Hunger exacerbating child mortality
Banda I: Inter Press News, 24 May 2007

The fourth of the United Nations' Millennium Development Goals (MDGs) seeks a two-third reduction in the deaths of children under five by 2015. But the issues related to the first MDG, the eradication of extreme poverty and hunger, will push the reduction of child mortality in Zimbabwe beyond the target date of 2015.

New strategy adopted on diseases of poverty: WHO-based tropical disease research programme to focus on emerging diseases
World Health Organisation, 22 June 2007

The WHO based Special Programme for Research and Training in Tropical Diseases (TDR) has adopted a new strategy for strengthening and expanding research to prevent and control 'infectious diseases of poverty'. The strategy builds on the programme’s 30-year record of developing new drugs, delivery strategies and enhancing research capacity in countries where parasitic tropical diseases are endemic. The new plan addresses some of the emerging disease challenges facing developing countries, such as TB-HIV co-infection.

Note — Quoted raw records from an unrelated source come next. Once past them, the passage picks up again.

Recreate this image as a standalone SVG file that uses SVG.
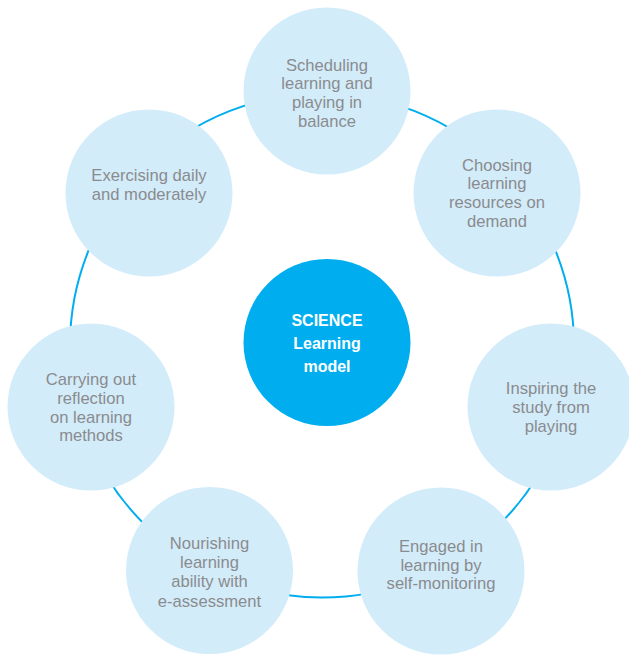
<svg xmlns="http://www.w3.org/2000/svg" width="629" height="655" viewBox="0 0 629 655">
<style>
.sat{fill:#d3ecfa}
.t{font-family:"Liberation Sans",Arial,sans-serif;font-size:16.6px;fill:#8a8b8e;text-anchor:middle}
.c{font-family:"Liberation Sans",Arial,sans-serif;font-size:16px;font-weight:bold;fill:#ffffff;text-anchor:middle}
</style>
<rect width="629" height="655" fill="#ffffff"/>
<g id="connectors">
<circle cx="322" cy="345.5" r="252" fill="none" stroke="#00aeef" stroke-width="2"/>
</g>
<g id="center">
<circle cx="327" cy="342.5" r="83.5" fill="#00aeef"/>
<text class="c" x="327" y="326">SCIENCE</text>
<text class="c" x="327" y="349.3">Learning</text>
<text class="c" x="327" y="372.3">model</text>
</g>
<g id="scheduling">
<circle class="sat" cx="327" cy="91" r="83.5"/>
<text class="t" x="327" y="70.7">Scheduling</text>
<text class="t" x="327" y="89.3">learning and</text>
<text class="t" x="327" y="108">playing in</text>
<text class="t" x="327" y="126.7">balance</text>
</g>
<g id="choosing">
<circle class="sat" cx="497" cy="193" r="83.5"/>
<text class="t" x="497" y="170.7">Choosing</text>
<text class="t" x="497" y="189.3">learning</text>
<text class="t" x="497" y="208.3">resources on</text>
<text class="t" x="497" y="227.3">demand</text>
</g>
<g id="inspiring">
<circle class="sat" cx="551" cy="407" r="83.5"/>
<text class="t" x="551" y="394">Inspiring the</text>
<text class="t" x="551" y="412.7">study from</text>
<text class="t" x="551" y="431.5">playing</text>
</g>
<g id="engaged">
<circle class="sat" cx="441" cy="571" r="83.5"/>
<text class="t" x="441" y="551.7">Engaged in</text>
<text class="t" x="441" y="570.5">learning by</text>
<text class="t" x="441" y="589.3">self-monitoring</text>
</g>
<g id="nourishing">
<circle class="sat" cx="209.5" cy="570.5" r="83.5"/>
<text class="t" x="209.5" y="549.3">Nourishing</text>
<text class="t" x="209.5" y="568.3">learning</text>
<text class="t" x="209.5" y="587.3">ability with</text>
<text class="t" x="209.5" y="606.5">e-assessment</text>
</g>
<g id="carrying">
<circle class="sat" cx="91" cy="407" r="83.5"/>
<text class="t" x="91" y="385">Carrying out</text>
<text class="t" x="91" y="403.5">reflection</text>
<text class="t" x="91" y="422.5">on learning</text>
<text class="t" x="91" y="441">methods</text>
</g>
<g id="exercising">
<circle class="sat" cx="149" cy="193" r="83.5"/>
<text class="t" x="149" y="181">Exercising daily</text>
<text class="t" x="149" y="200">and moderately</text>
</g>
</svg>
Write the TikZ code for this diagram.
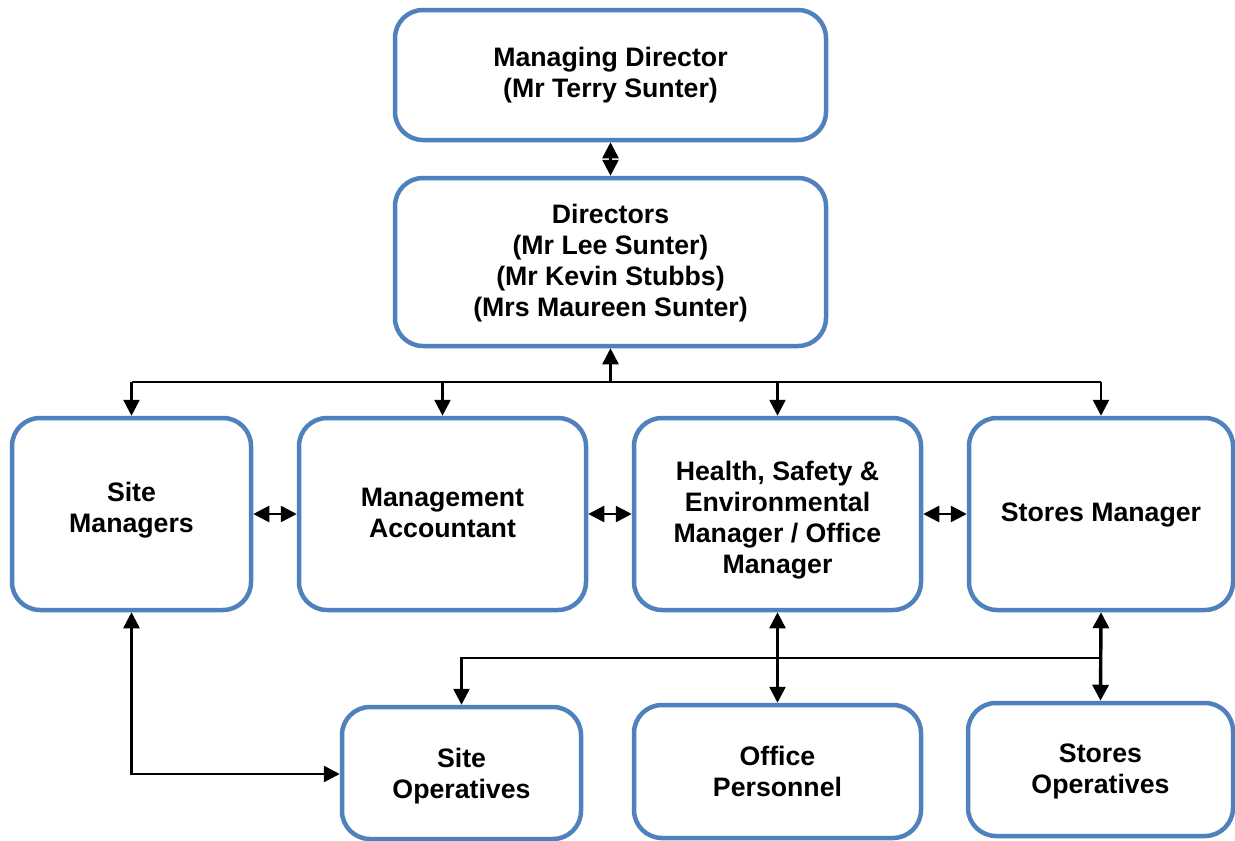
\documentclass[tikz,border=0pt]{standalone}
\usepackage{fontspec}
\setmainfont{Liberation Sans}
\usetikzlibrary{arrows.meta}
\definecolor{boxblue}{RGB}{79,129,189}
\begin{document}
\begin{tikzpicture}[x=1pt,y=-1pt,
  orgbox/.style={draw=boxblue, line width=4.5pt, rounded corners=28pt, fill=white,
    inner sep=0pt},
  boxtext/.style={inner sep=0pt, align=center, font=\fontsize{26.7}{31}\selectfont\bfseries},
  conn/.style={line width=2.6pt, black},
  tip/.tip={Triangle[length=16pt,width=16pt]},
  arr/.style={conn, -tip},
  darr/.style={conn, tip-tip}]
\useasboundingbox (0,0) rectangle (1235,841);

\node[orgbox, minimum width=431pt, minimum height=130pt] (md) at (610.5,75) {};
\node[boxtext] (mdt) at (610.5,75) {Managing Director\\(Mr Terry Sunter)};
\node[orgbox, minimum width=431pt, minimum height=168pt] (dir) at (610.5,262) {};
\node[boxtext] (dirt) at (610.5,263) {Directors\\(Mr Lee Sunter)\\(Mr Kevin Stubbs)\\(Mrs Maureen Sunter)};
\node[orgbox, minimum width=239pt, minimum height=192pt] (sm) at (131.5,514) {};
\node[boxtext] (smt) at (131.5,510) {Site\\Managers};
\node[orgbox, minimum width=287pt, minimum height=192pt] (ma) at (442.5,514) {};
\node[boxtext] (mat) at (442.5,513) {Management\\Accountant};
\node[orgbox, minimum width=287pt, minimum height=192pt] (hse) at (777.5,514) {};
\node[boxtext] (hset) at (777.5,520.5) {Health, Safety \&\\Environmental\\Manager / Office\\Manager};
\node[orgbox, minimum width=264pt, minimum height=192pt] (stm) at (1101,514) {};
\node[boxtext] (stmt) at (1101,515) {Stores Manager};
\node[orgbox, minimum width=239pt, minimum height=132pt] (so) at (461.5,773) {};
\node[boxtext] (sot) at (461.5,776.5) {Site\\Operatives};
\node[orgbox, minimum width=287pt, minimum height=133pt] (op) at (777.5,771.5) {};
\node[boxtext] (opt) at (777.5,771) {Office\\Personnel};
\node[orgbox, minimum width=265pt, minimum height=133pt] (sto) at (1100.5,769.5) {};
\node[boxtext] (stot) at (1100.5,771.5) {Stores\\Operatives};

% MD <-> Directors
\draw[darr] (md.south) -- (dir.north);

% Directors bus
\coordinate (bus) at (610.5,382);
\draw[arr] (bus) -- (dir.south);
\draw[conn] (sm.north |- bus) -- (stm.north |- bus);
\draw[arr] (sm.north |- bus) -- (sm.north);
\draw[arr] (ma.north |- bus) -- (ma.north);
\draw[arr] (hse.north |- bus) -- (hse.north);
\draw[arr] (stm.north |- bus) -- (stm.north);

% horizontal links between managers
\draw[darr] (sm.east) -- (ma.west);
\draw[darr] (ma.east) -- (hse.west);
\draw[darr] (hse.east) -- (stm.west);

% Site managers <-> Site operatives
\coordinate (smcorner) at (131.5,774);
\draw[darr] (sm.south) -- (smcorner) -- (so.west |- smcorner);

% HSE <-> Office personnel
\draw[darr] (hse.south) -- (op.north);
% Stores manager <-> Stores operatives
\draw[darr, line width=3.4pt] (stm.south) -- (sto.north);

% lower bus to site operatives
\coordinate (lbus) at (1101,658);
\draw[arr] (lbus) -- (so.north |- lbus) -- (so.north);
\end{tikzpicture}
\end{document}
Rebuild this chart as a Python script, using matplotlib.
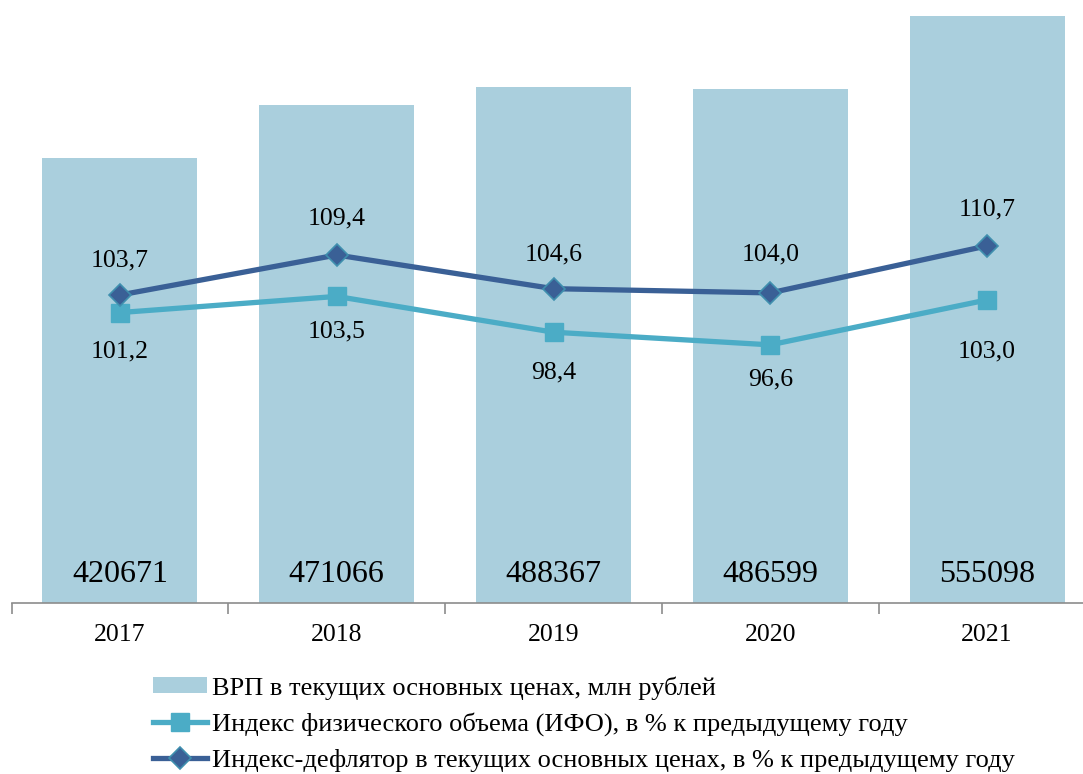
import matplotlib
matplotlib.use("Agg")
import matplotlib.pyplot as plt
import numpy as np
from matplotlib.lines import Line2D
from matplotlib.patches import Patch

years = ["2017", "2018", "2019", "2020", "2021"]
grp = [420671, 471066, 488367, 486599, 555098]
ifo = [101.2, 103.5, 98.4, 96.6, 103.0]
deflator = [103.7, 109.4, 104.6, 104.0, 110.7]

ifo_labels = ["101,2", "103,5", "98,4", "96,6", "103,0"]
defl_labels = ["103,7", "109,4", "104,6", "104,0", "110,7"]

# label offsets in pixels (style)
ifo_off = [39, 35, 40, 35, 52]
defl_off = [35, 37, 34, 38, 36]

plt.rcParams['font.family'] = ['Liberation Serif', 'DejaVu Serif']

W, H = 1083, 774
fig = plt.figure(figsize=(W / 100, H / 100), dpi=100)
left_px, right_px = 11.6, 1095.4
top_px, bot_px = 11, 603
ax = fig.add_axes([left_px / W, 1 - bot_px / H, (right_px - left_px) / W, (bot_px - top_px) / H])

x = np.arange(len(years))
bar_color = "#AACFDD"
ax.bar(x, grp, width=0.715, color=bar_color, zorder=1)
ax.set_xlim(-0.5, 4.5)
ax.set_ylim(0, 560000)
for xi, v in zip(x, grp):
    ax.annotate(f"{v}", xy=(xi, 0), xycoords="data", xytext=(0, (603 - 575) * 0.72),
                textcoords="offset points", ha="center", va="center", fontsize=23)

for s in ["top", "right", "left"]:
    ax.spines[s].set_visible(False)
ax.spines["bottom"].set_color("#8C8C8C")
ax.spines["bottom"].set_linewidth(1.2)
ax.set_yticks([])
ax.set_xticks(np.arange(-0.5, 5.0, 1.0), minor=False)
ax.set_xticklabels([])
ax.tick_params(axis="x", which="major", length=8, color="#8C8C8C", width=1.2, direction="out")
ax.set_xticks(x, minor=True)
ax.set_xticklabels(years, minor=True, fontsize=18.5)
ax.tick_params(axis="x", which="minor", length=0, pad=15)

ax2 = ax.twinx()
ax2.set_ylim(103.7 - (bot_px - 295) / 7.02, 103.7 + (295 - top_px) / 7.02)
ax2.set_axis_off()
ifo_color = "#4BACC6"
defl_color = "#3A6096"
ax2.plot(x, ifo, color=ifo_color, lw=3.8, marker="s", ms=13, zorder=3)
ax2.plot(x, deflator, color=defl_color, lw=3.8, marker="D", ms=11,
         markeredgecolor="#3F8FAE", markeredgewidth=1.2, zorder=4)
for xi, v, lab, off in zip(x, ifo, ifo_labels, ifo_off):
    ax2.annotate(lab, xy=(xi, v), xytext=(0, -off * 0.72), textcoords="offset points",
                 ha="center", va="center", fontsize=18.5)
for xi, v, lab, off in zip(x, deflator, defl_labels, defl_off):
    ax2.annotate(lab, xy=(xi, v), xytext=(0, off * 0.72), textcoords="offset points",
                 ha="center", va="center", fontsize=18.5)

handles = [
    Patch(facecolor=bar_color, edgecolor="none"),
    Line2D([], [], color=ifo_color, lw=3.8, marker="s", ms=13),
    Line2D([], [], color=defl_color, lw=3.8, marker="D", ms=11,
           markeredgecolor="#3F8FAE", markeredgewidth=1.2),
]
labels = [
    "ВРП в текущих основных ценах, млн рублей",
    "Индекс физического объема (ИФО), в % к предыдущему году",
    "Индекс-дефлятор в текущих основных ценах, в % к предыдущему году",
]
fig.legend(handles, labels, loc="upper left", bbox_to_anchor=(153 / W, 1 - 676 / H),
           frameon=False, fontsize=19, handlelength=2.05, handletextpad=0.2,
           labelspacing=0.48, borderaxespad=0, borderpad=0, handleheight=0.55)

fig.savefig("out.png", dpi=100)
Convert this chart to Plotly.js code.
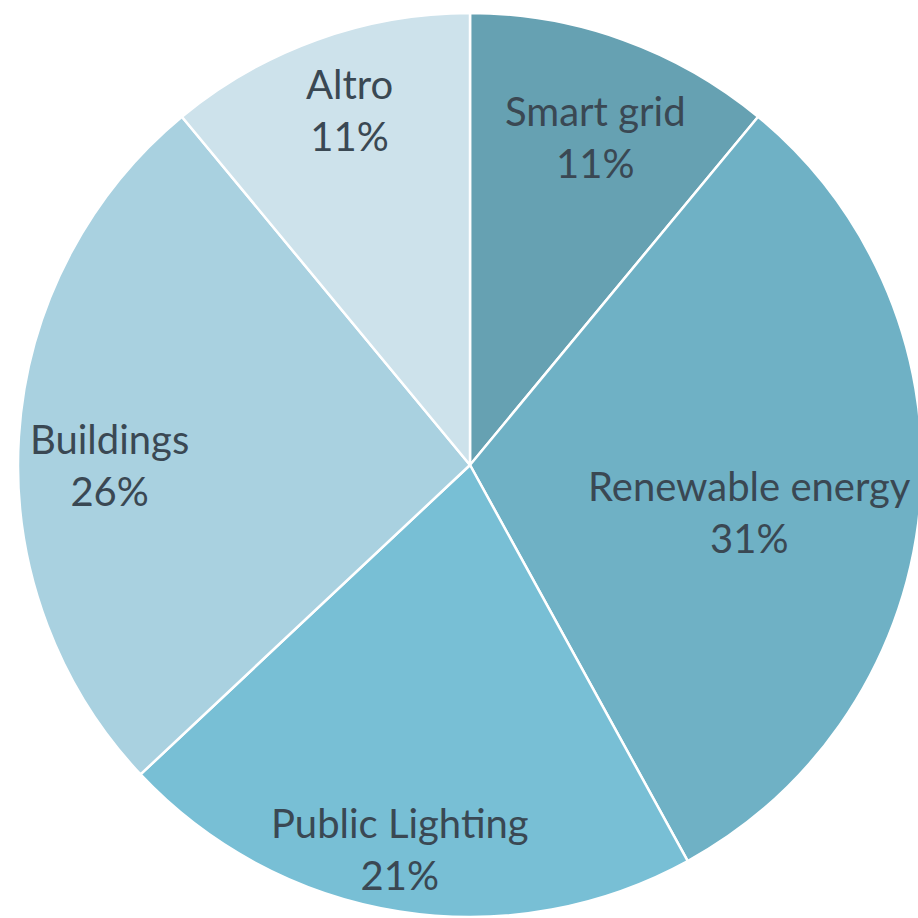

Poorer health and nutritional outcomes in orphans and vulnerable young children not explained by greater exposure to extreme poverty in Zimbabwe
Watts H, Gregson S, Saito S, Lopman B, Beasley M, Monasch R: Tropical Medicine & International Health 12 (5): 584-593, May 2007

This paper describes patterns of association between different groups of young orphans and vulnerable children (OVC) and their nutritional and health outcomes; and develops a theoretical framework to analyse the determinants of child malnutrition and ill-health, and identify the different mechanisms which contribute to these outcomes in such children.
It is based on statistical analysis of data on 31 672 children aged 0–17 years (6753 aged under 5 years) selected from the Zimbabwe OVC Baseline Survey 2004. Differences in exposure to extreme poverty among young children by OVC status were relatively small and did not explain the greater malnutrition and ill-health seen in OVC.

A pro-poor critique of pre-payment water meters in South Africa - The Phiri story
Dugard J: Critical Health Perspectives 2 (2), 2007

Responding to the multiple violations posed by prepaid meters (PPMs) in Phiri, in July 2006 an application was launched in the Johannesburg High Court by five applicants, on behalf of themselves, their households and all residents of Phiri who are in a similar position to the applicants, as well as everyone in the public interest. The application, supported by the Coalition Against Water Privatisation and defended by the Centre for Applied Legal Studies (CALS), seeks to have PPMs declared unlawful and it asks the Court to order Johannesburg Water to provide everyone in Phiri with a FBW supply of 50lcd and the option of a conventional meter at the cost of the City of Johannesburg. The applicants and their supporting organisations believe that the case will be critical to securing the constitutionally- guaranteed rights of poor people to dignity, healthcare and sufficient water.

Botswana: Stigma deprives orphans of aid
Integrated Regional Information Network, 29 May 2007

The stigma of being labelled poor is inhibiting struggling foster families in Botswana, who are looking after already vulnerable children, from accessing welfare, a new study has found. The study, which focused on the plight of orphans and vulnerable children in Palapye, one of the largest villages in Botswana, located 275km north of the capital, Gaborone, found government assistance was "crippled" by the reluctance of families to register children for state aid. It cited an official as saying, "Some parents do not want to show they have orphans".